Porto Real (/pt/) is a municipality located in the Brazilian state of Rio de Janeiro. Its population was 19,974 (2020) and its area is 50.9 km^{2}.

It is the sole location where the coastal tapeti, a species of cottontail rabbit, is known to exist.

== History ==
The land around Porto Real was first given to Captain-Major Garcia Rodrigues Pais Leme by King João V of Portugal in 1715. It was not until 1801 that Pais' descendant built a settlement on the land and named it Resende after the Count of Resende. In 1722, due to an incentive from the Marquess of Lavradio to exempt anyone who had planted a number coffee trees from military service, the Pais Leme family did so and started a coffee industry there. By 1822, a pier was built into the Paraíba River which started to be used regularly by the Emperor of Brazil, Pedro II of Brazil. This led to the town being renamed as Porto Real. From there, the Province of Rio de Janeiro started establishing sugar mills in the town as the coffee industry had started to be less profitable, with the Imperial Brazilian government elevated the town to a Colony, with the aim of bringing in Italian migrants to help work in the sugar industry.

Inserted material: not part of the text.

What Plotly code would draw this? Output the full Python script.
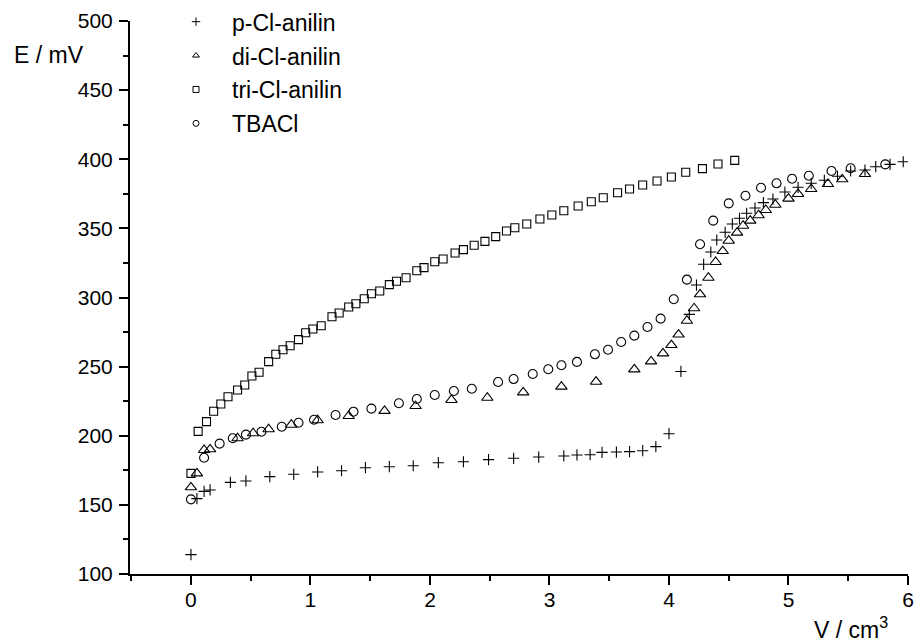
import plotly.graph_objects as go

# p-Cl-anilin (+)
p_x = [0.00, 0.05, 0.11, 0.16, 0.33, 0.46, 0.66, 0.86, 1.06, 1.26, 1.46, 1.66, 1.86, 2.07, 2.28, 2.49,
       2.70, 2.91, 3.12, 3.23, 3.34, 3.44, 3.56, 3.67, 3.78, 3.89, 4.00, 4.10, 4.17, 4.23, 4.29, 4.35,
       4.40, 4.47, 4.53, 4.59, 4.65, 4.72, 4.79, 4.87, 4.97, 5.08, 5.19, 5.30, 5.41, 5.52, 5.64, 5.73,
       5.85, 5.96]
p_y = [114.0, 154.5, 159.8, 160.8, 166.3, 167.3, 170.4, 172.1, 173.8, 174.7, 176.9, 177.6, 178.3, 180.5,
       181.2, 182.7, 183.7, 184.6, 185.4, 186.1, 186.3, 188.0, 188.2, 188.5, 189.2, 192.1, 201.5, 246.5,
       287.8, 309.0, 324.0, 332.9, 341.6, 347.2, 353.2, 357.3, 360.9, 364.7, 368.6, 371.2, 376.3, 379.7,
       382.6, 384.8, 387.7, 391.5, 392.2, 394.6, 396.3, 398.2]

# di-Cl-anilin (triangle)
d_x = [0.00, 0.05, 0.11, 0.16, 0.39, 0.52, 0.65, 0.84, 1.06, 1.32, 1.62, 1.88, 2.18, 2.48, 2.78, 3.10,
       3.39, 3.71, 3.85, 3.95, 4.02, 4.08, 4.15, 4.21, 4.26, 4.33, 4.39, 4.45, 4.50, 4.57, 4.62, 4.68,
       4.75, 4.81, 4.89, 5.00, 5.08, 5.19, 5.33, 5.45, 5.64]
d_y = [162.7, 172.8, 189.7, 190.2, 198.2, 201.8, 204.7, 208.0, 211.2, 214.3, 218.0, 221.5, 225.9, 227.5,
       231.4, 235.5, 239.1, 248.0, 253.8, 259.6, 265.6, 273.2, 283.2, 292.2, 302.3, 314.3, 325.7, 333.6,
       341.1, 346.9, 351.9, 355.6, 359.5, 363.3, 367.1, 371.5, 374.9, 378.5, 382.1, 385.5, 389.3]

# tri-Cl-anilin (square)
t_x = [0.00, 0.06, 0.13, 0.19, 0.25, 0.31, 0.39, 0.45, 0.51, 0.57, 0.65, 0.71, 0.77, 0.83, 0.90, 0.96,
       1.02, 1.09, 1.18, 1.24, 1.32, 1.38, 1.45, 1.51, 1.58, 1.66, 1.72, 1.80, 1.89, 1.95, 2.04, 2.11,
       2.21, 2.28, 2.37, 2.46, 2.55, 2.64, 2.71, 2.81, 2.92, 3.02, 3.12, 3.24, 3.35, 3.45, 3.57, 3.67,
       3.78, 3.90, 4.02, 4.14, 4.28, 4.41, 4.55]
t_y = [172.8, 203.2, 210.2, 217.7, 223.0, 228.2, 233.1, 236.7, 243.2, 245.9, 253.6, 258.9, 262.2, 265.1,
       269.5, 274.5, 277.2, 279.6, 286.1, 288.8, 293.1, 295.5, 299.1, 302.7, 304.7, 309.3, 311.7, 314.3,
       319.4, 321.6, 325.9, 327.8, 332.2, 334.6, 337.8, 340.6, 344.0, 348.1, 350.5, 353.2, 356.8, 359.7,
       362.8, 366.2, 369.3, 372.2, 375.8, 378.5, 381.4, 384.3, 387.2, 390.6, 393.2, 396.6, 399.2]

# TBACl (circle)
c_x = [0.00, 0.11, 0.24, 0.35, 0.46, 0.59, 0.76, 0.90, 1.03, 1.21, 1.36, 1.51, 1.74, 1.89, 2.04, 2.20,
       2.35, 2.57, 2.70, 2.86, 2.99, 3.10, 3.23, 3.38, 3.49, 3.60, 3.71, 3.82, 3.93, 4.04, 4.15, 4.26,
       4.37, 4.50, 4.64, 4.77, 4.90, 5.03, 5.17, 5.36, 5.52, 5.81]
c_y = [154.0, 184.1, 194.3, 198.2, 200.8, 202.9, 206.5, 209.4, 211.6, 215.0, 217.4, 219.6, 223.5, 226.6,
       229.5, 232.4, 234.0, 238.9, 241.0, 244.7, 248.1, 251.0, 253.4, 258.9, 262.2, 267.8, 272.4, 278.7,
       284.7, 298.7, 312.9, 338.5, 355.6, 368.1, 373.6, 379.4, 382.6, 385.9, 388.1, 391.5, 393.5, 396.3]

names = ["p-Cl-anilin", "di-Cl-anilin", "tri-Cl-anilin", "TBACl"]
xs = [p_x, d_x, t_x, c_x]
ys = [p_y, d_y, t_y, c_y]
symbols = ["cross-thin", "triangle-up-open", "square-open", "circle-open"]
sizes = [8, 10, 8, 9]

FONT = "Liberation Sans, Arial, sans-serif"
FS_TICK = 21
FS_TEXT = 23
fig = go.Figure()
for n, x, y, s, sz in zip(names, xs, ys, symbols, sizes):
    fig.add_trace(go.Scatter(x=x, y=y, mode="markers", name=n, showlegend=False,
                             marker=dict(symbol=s, size=sz, color="black",
                                         line=dict(color="black", width=1.1))))
for i, (n, s) in enumerate(zip(names, symbols)):
    fig.add_trace(go.Scatter(x=[None], y=[None], mode="markers", name=n, legendgroup=str(i),
                             marker=dict(symbol=s, size=6, color="black",
                                         line=dict(color="black", width=1))))

axis_common = dict(showgrid=False, zeroline=False, showline=True, linecolor="black", linewidth=2,
                   ticks="outside", ticklen=9, tickwidth=2, tickcolor="black",
                   ticklabeloverflow="allow",
                   tickfont=dict(family=FONT, size=FS_TICK, color="black"),
                   minor=dict(ticks="outside", ticklen=5, tickwidth=2, tickcolor="black"))

fig.update_layout(
    width=915, height=643,
    margin=dict(l=130, r=7, t=21, b=69, autoexpand=False),
    plot_bgcolor="white", paper_bgcolor="white",
    font=dict(family=FONT, size=FS_TEXT, color="black"),
    xaxis=dict(range=[-0.51, 6.0], dtick=1, tick0=0, minor_dtick=0.5, ticklabelstandoff=-3,
               **axis_common),
    yaxis=dict(range=[100, 500], dtick=50, tick0=100, minor_dtick=25, ticklabelstandoff=2,
               **axis_common),
    legend=dict(x=0.0386, y=1.0376, xanchor="left", yanchor="top", tracegroupgap=1.0, itemwidth=62,
                font=dict(family=FONT, size=FS_TEXT, color="black"), bgcolor="rgba(0,0,0,0)"),
    annotations=[
        dict(text="E / mV", xref="paper", yref="paper", x=-0.152, y=0.9385, xanchor="left",
             yanchor="middle", showarrow=False, font=dict(family=FONT, size=FS_TEXT)),
        dict(text="V / cm<sup>3</sup>", xref="paper", yref="paper", x=0.977, y=-0.0968,
             xanchor="right", yanchor="middle", showarrow=False, font=dict(family=FONT, size=FS_TEXT)),
    ],
)

fig.write_html("out.html", config={"displayModeBar": False},
               post_script="document.body.style.margin='0px';")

By 1892, it had been relegated back to a district within Resende municipality. In 1995, it was severed from Resende and given its own municipal status. In 2011, a Citroën automobile construction factory had been established within Porto Real with them announcing in 2025 that they would be constructing the Citroën Basalt car at the factory in Porto Real. In 2021, a new bridge over the river was constructed at Porto Real. In 2024, a large drug smuggling ring was discovered in Porto Real with the Brazilian Civil Police arresting people after the drugs were discovered being sent via the Brazilian postal service.